* PROVIDED DATA
====

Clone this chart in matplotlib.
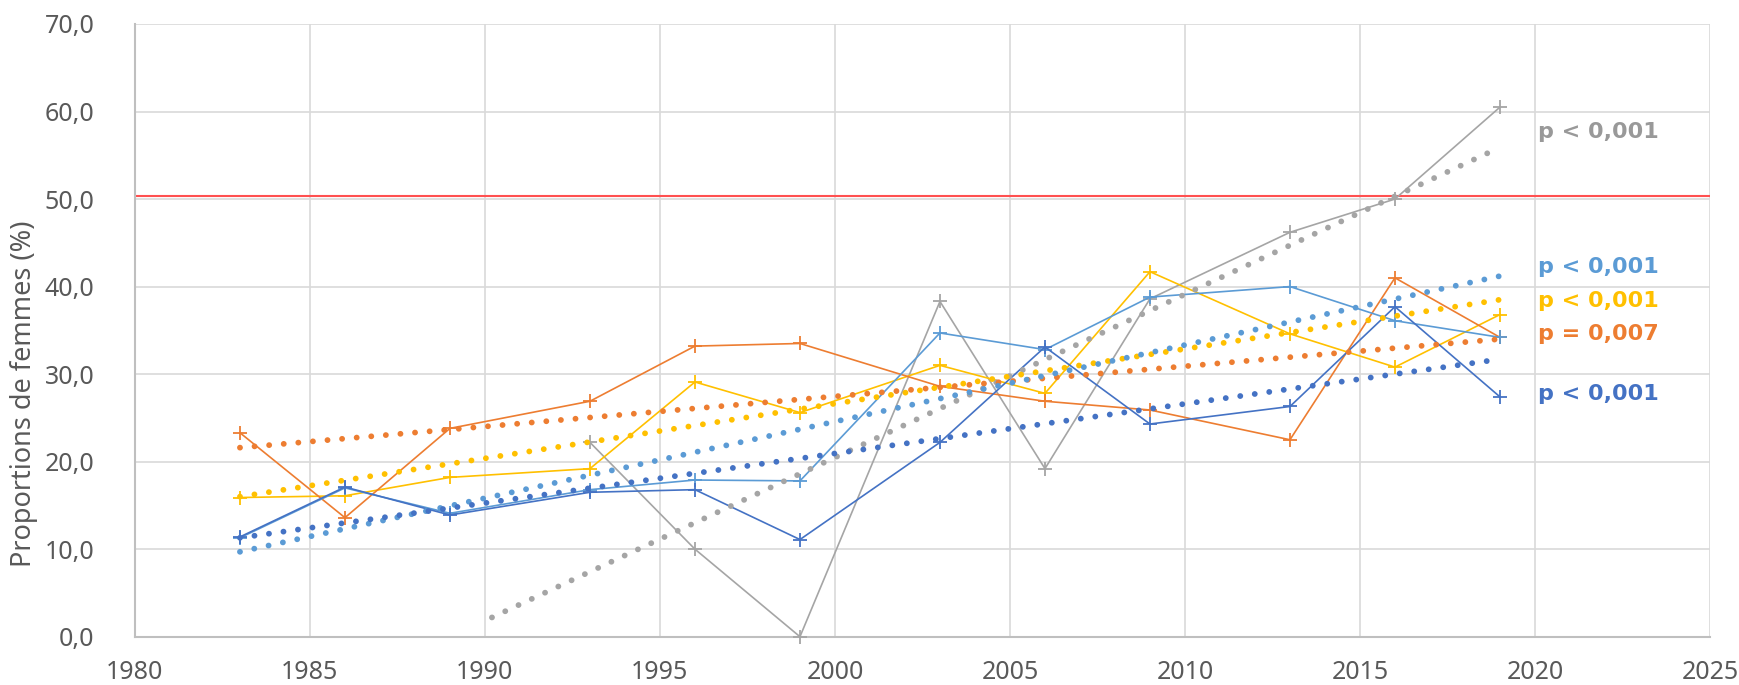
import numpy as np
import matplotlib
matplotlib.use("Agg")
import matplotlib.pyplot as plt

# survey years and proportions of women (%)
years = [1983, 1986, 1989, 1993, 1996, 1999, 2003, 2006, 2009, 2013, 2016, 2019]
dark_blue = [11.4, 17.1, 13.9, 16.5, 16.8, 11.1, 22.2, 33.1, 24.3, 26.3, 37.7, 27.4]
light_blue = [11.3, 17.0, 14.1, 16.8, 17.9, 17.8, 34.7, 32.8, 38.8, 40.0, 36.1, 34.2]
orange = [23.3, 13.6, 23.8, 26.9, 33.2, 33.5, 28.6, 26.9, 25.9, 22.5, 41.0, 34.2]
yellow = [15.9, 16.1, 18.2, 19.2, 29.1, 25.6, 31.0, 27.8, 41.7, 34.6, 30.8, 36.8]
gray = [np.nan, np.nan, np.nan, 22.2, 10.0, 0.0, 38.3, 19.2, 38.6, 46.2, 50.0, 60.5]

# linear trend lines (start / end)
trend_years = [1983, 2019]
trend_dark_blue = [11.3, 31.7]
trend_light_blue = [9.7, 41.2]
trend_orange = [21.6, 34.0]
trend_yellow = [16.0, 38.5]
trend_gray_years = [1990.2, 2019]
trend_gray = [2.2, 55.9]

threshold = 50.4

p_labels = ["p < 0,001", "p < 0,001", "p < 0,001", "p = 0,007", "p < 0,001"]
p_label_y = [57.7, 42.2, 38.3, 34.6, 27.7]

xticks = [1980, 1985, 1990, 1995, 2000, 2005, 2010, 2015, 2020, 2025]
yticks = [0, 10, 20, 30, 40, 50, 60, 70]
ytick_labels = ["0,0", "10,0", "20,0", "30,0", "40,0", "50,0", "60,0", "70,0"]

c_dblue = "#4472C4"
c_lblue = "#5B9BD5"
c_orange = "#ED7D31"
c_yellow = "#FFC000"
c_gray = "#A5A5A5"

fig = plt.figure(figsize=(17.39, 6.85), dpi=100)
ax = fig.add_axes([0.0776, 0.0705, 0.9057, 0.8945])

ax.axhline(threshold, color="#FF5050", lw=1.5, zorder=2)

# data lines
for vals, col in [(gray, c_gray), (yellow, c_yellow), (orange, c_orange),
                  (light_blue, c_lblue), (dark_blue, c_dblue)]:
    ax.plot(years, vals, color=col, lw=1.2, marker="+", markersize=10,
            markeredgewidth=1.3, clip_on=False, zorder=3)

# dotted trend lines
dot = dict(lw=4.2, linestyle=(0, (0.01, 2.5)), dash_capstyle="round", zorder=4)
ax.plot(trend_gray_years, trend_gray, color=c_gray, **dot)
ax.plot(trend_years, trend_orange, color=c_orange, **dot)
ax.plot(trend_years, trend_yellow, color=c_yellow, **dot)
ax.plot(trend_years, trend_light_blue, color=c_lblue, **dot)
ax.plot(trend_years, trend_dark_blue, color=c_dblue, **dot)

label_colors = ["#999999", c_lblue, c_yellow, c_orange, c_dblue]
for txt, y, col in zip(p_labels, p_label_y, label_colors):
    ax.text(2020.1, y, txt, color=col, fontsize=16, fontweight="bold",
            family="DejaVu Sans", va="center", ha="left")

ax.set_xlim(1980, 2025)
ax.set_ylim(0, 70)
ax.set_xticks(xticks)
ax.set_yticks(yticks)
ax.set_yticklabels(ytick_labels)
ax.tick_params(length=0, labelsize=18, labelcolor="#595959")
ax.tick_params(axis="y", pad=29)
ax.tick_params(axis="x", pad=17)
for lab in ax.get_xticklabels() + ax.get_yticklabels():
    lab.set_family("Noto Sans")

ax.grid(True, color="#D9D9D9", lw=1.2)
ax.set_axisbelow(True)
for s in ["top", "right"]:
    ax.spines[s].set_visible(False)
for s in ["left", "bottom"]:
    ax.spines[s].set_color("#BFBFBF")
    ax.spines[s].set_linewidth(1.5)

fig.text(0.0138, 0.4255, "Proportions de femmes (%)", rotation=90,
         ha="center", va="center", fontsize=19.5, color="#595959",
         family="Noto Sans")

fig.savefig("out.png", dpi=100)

====

* THE TASK
Restate the material word for word from its first line through the line containing "markeredgewidth=1.3, clip_on=False, zorder=3)", both included; the pictures do not belong in it.

* WRITTEN SOLUTION
Clone this chart in matplotlib.
import numpy as np
import matplotlib
matplotlib.use("Agg")
import matplotlib.pyplot as plt

# survey years and proportions of women (%)
years = [1983, 1986, 1989, 1993, 1996, 1999, 2003, 2006, 2009, 2013, 2016, 2019]
dark_blue = [11.4, 17.1, 13.9, 16.5, 16.8, 11.1, 22.2, 33.1, 24.3, 26.3, 37.7, 27.4]
light_blue = [11.3, 17.0, 14.1, 16.8, 17.9, 17.8, 34.7, 32.8, 38.8, 40.0, 36.1, 34.2]
orange = [23.3, 13.6, 23.8, 26.9, 33.2, 33.5, 28.6, 26.9, 25.9, 22.5, 41.0, 34.2]
yellow = [15.9, 16.1, 18.2, 19.2, 29.1, 25.6, 31.0, 27.8, 41.7, 34.6, 30.8, 36.8]
gray = [np.nan, np.nan, np.nan, 22.2, 10.0, 0.0, 38.3, 19.2, 38.6, 46.2, 50.0, 60.5]

# linear trend lines (start / end)
trend_years = [1983, 2019]
trend_dark_blue = [11.3, 31.7]
trend_light_blue = [9.7, 41.2]
trend_orange = [21.6, 34.0]
trend_yellow = [16.0, 38.5]
trend_gray_years = [1990.2, 2019]
trend_gray = [2.2, 55.9]

threshold = 50.4

p_labels = ["p < 0,001", "p < 0,001", "p < 0,001", "p = 0,007", "p < 0,001"]
p_label_y = [57.7, 42.2, 38.3, 34.6, 27.7]

xticks = [1980, 1985, 1990, 1995, 2000, 2005, 2010, 2015, 2020, 2025]
yticks = [0, 10, 20, 30, 40, 50, 60, 70]
ytick_labels = ["0,0", "10,0", "20,0", "30,0", "40,0", "50,0", "60,0", "70,0"]

c_dblue = "#4472C4"
c_lblue = "#5B9BD5"
c_orange = "#ED7D31"
c_yellow = "#FFC000"
c_gray = "#A5A5A5"

fig = plt.figure(figsize=(17.39, 6.85), dpi=100)
ax = fig.add_axes([0.0776, 0.0705, 0.9057, 0.8945])

ax.axhline(threshold, color="#FF5050", lw=1.5, zorder=2)

# data lines
for vals, col in [(gray, c_gray), (yellow, c_yellow), (orange, c_orange),
                  (light_blue, c_lblue), (dark_blue, c_dblue)]:
    ax.plot(years, vals, color=col, lw=1.2, marker="+", markersize=10,
            markeredgewidth=1.3, clip_on=False, zorder=3)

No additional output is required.